Home » A Statistician's Life, Celebrating Women in Statistics

Xihong Lin

1 March 2018 2,864 views No Comment

Affiliation
Department of Biostatistics and Department of Statistics, Harvard University

Educational Background
University of Washington: PhD, Biostatistics (1994)
Tsinghua University, China: BS, Applied Mathematics (1989)

About Xihong
Xihong Lin is chair and Henry Pickering Walcott Professor of the department of biostatistics and coordinating director of the Program of Quantitative Genomics at the Harvard T.H. Chan School of Public Health. She is also a professor of statistics at Harvard University.

Her research interests lie in development and application of statistical and computational methods for analysis of massive genetic and genomic, epidemiological, environmental, and medical data, as well as statistical learning methods. She works on whole genome sequencing association studies, genes and environment, integrative analysis of different types of data using causal mediation analysis, and analysis of electronic medical records.

Xihong received the 2002 Mortimer Spiegelman Award from the American Public Health Association, the 2006 COPSS Presidents’ Award, and the 2017 COPSS F.N. David Award. She is an elected Fellow of the ASA, Institute of Mathematical Statistics, and International Statistical Institute. She also received the MERIT Award (R37) (2007–2015) and Outstanding Investigator Award (R35) (2015–2022) from the National Cancer Institute.

She is the contact PI of the Program Project (PO1) on Statistical Informatics in Cancer Research, Analysis Center of the Genome Sequencing Program of the National Human Genome Research Institute, and T32 training grant on interdisciplinary training in statistical genetics and computational biology. She is the multiple PI of the U19 grant on the Integrative Analysis of Lung Cancer Etiology and Risk from the National Cancer Institute.

Xihong grew up in Beijing, China. She studied applied mathematics as an undergraduate student at Tsinghua University. She became interested in statistics while working on her undergraduate thesis on analysis of time-series data. Under the direction of Norman Breslow, she earned her PhD in biostatistics from the University of Washington. Xihong started her career as a tenure-track assistant professor in the department of biostatistics at the University of Michigan in 1994 and was promoted to full professor in 2002. She moved to the department of biostatistics at the Harvard T.H. Chan School of Public Health in 2005.

While at the University of Michigan, Xihong worked on statistical methods for complex longitudinal data such as mixed effects models, measurement error, and nonparametric and semiparametric regression or longitudinal data, and missing data. She began working on statistical and computational methods for massive genetic and genomic and health science data in 2008.

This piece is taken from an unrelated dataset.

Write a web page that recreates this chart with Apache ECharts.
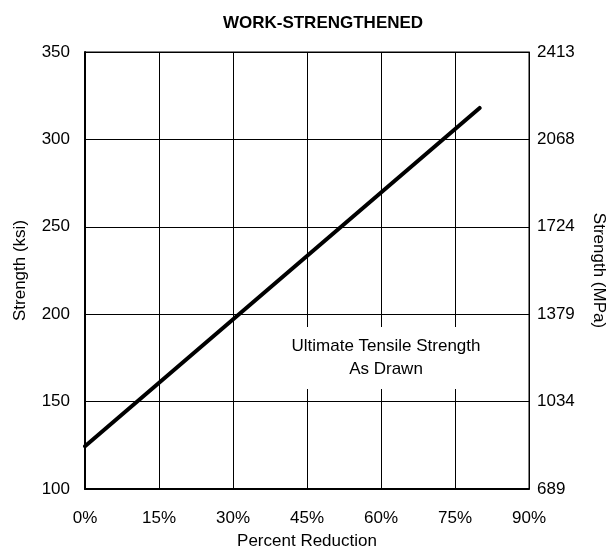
<!DOCTYPE html>
<html>
<head>
<meta charset="utf-8">
<script src="https://cdn.jsdelivr.net/npm/echarts@6/dist/echarts.min.js"></script>
<style>
html,body{margin:0;padding:0;background:#fff;}
#c{width:606px;height:548px;}
</style>
</head>
<body>
<div id="c"></div>
<script>
var titleText = 'WORK-STRENGTHENED';
var reductionPct = [0, 80];
var strengthKsi = [124.5, 318];
var xTicks = ['0%', '15%', '30%', '45%', '60%', '75%', '90%'];
var ksiTicks = [100, 150, 200, 250, 300, 350];
var mpaTicks = ['689', '1034', '1379', '1724', '2068', '2413'];
var annotationLines = ['Ultimate Tensile Strength', 'As Drawn'];

var FONT = '"Liberation Sans", Arial, sans-serif';
var FS = 17;
var chart = echarts.init(document.getElementById('c'), null, {renderer: 'canvas'});

var lineData = reductionPct.map(function (x, i) { return [x, strengthKsi[i]]; });

chart.setOption({
  animation: false,
  backgroundColor: '#fff',
  textStyle: {fontFamily: FONT},
  title: {
    text: titleText,
    left: 318, textAlign: 'center',
    top: 10,
    textStyle: {fontFamily: FONT, fontSize: 17, fontWeight: 'bold', color: '#000'}
  },
  grid: {
    left: 85, right: 77, top: 52, bottom: 59,
    containLabel: false, outerBoundsMode: 'none',
    show: true, borderColor: '#000', borderWidth: 1, backgroundColor: 'transparent'
  },
  xAxis: {
    type: 'value', min: 0, max: 90, interval: 15,
    name: 'Percent Reduction', nameLocation: 'middle', nameGap: 44,
    nameTextStyle: {fontFamily: FONT, fontSize: FS, color: '#000'},
    axisLine: {show: true, lineStyle: {color: '#000', width: 2}},
    axisTick: {show: false},
    axisLabel: {
      margin: 21, fontFamily: FONT, fontSize: FS, color: '#000',
      formatter: function (v) { return xTicks[Math.round(v / 15)]; }
    },
    splitLine: {show: true, lineStyle: {color: '#000', width: 1}}
  },
  yAxis: [{
    type: 'value', min: 100, max: 350, interval: 50, position: 'left',
    name: 'Strength (ksi)', nameLocation: 'middle', nameGap: 56,
    nameTextStyle: {fontFamily: FONT, fontSize: FS, color: '#000'},
    axisLine: {show: true, lineStyle: {color: '#000', width: 2}},
    axisTick: {show: false},
    axisLabel: {
      margin: 15, fontFamily: FONT, fontSize: FS, color: '#000',
      formatter: function (v) { var i = ksiTicks.indexOf(v); return i >= 0 ? String(ksiTicks[i]) : ''; }
    },
    splitLine: {show: true, lineStyle: {color: '#000', width: 1}}
  }, {
    type: 'value', min: 100, max: 350, interval: 50, position: 'right',
    name: 'Strength (MPa)', nameLocation: 'middle', nameGap: 61, nameRotate: -90,
    nameTextStyle: {fontFamily: FONT, fontSize: FS, color: '#000'},
    axisLine: {show: true, lineStyle: {color: '#000', width: 1}},
    axisTick: {show: false},
    axisLabel: {
      margin: 8, fontFamily: FONT, fontSize: FS, color: '#000',
      formatter: function (v) { var i = ksiTicks.indexOf(v); return i >= 0 ? mpaTicks[i] : ''; }
    },
    splitLine: {show: false}
  }],
  series: [{
    type: 'line',
    data: lineData,
    yAxisIndex: 0,
    symbol: 'none',
    lineStyle: {color: '#000', width: 4, cap: 'round'},
    z: 5
  }],
  graphic: [{
    type: 'text',
    x: 386, y: 358,
    z: 100,
    style: {
      text: annotationLines.join('\n'),
      fontFamily: FONT, fontSize: FS, fill: '#000',
      align: 'center', verticalAlign: 'middle', lineHeight: 23,
      backgroundColor: '#fff',
      padding: [8, 24, 8, 24]
    }
  }]
});
</script>
</body>
</html>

Xihong served as chair of the COPSS (2010–2012) and was a member of the Committee of Applied and Theoretical Statistics (CATS) of the National Academy of Sciences. She is the former chair of the new ASA Section on Statistical Genetics and Genomics, former coordinating editor of Biometrics, and founding co-editor of Statistics in Biosciences. Currently, she is the associate editor of the Journal of the American Statistical Association. She has served on a large number of committees of statistical societies, the National Institutes of Health, and National Science Foundation review panels.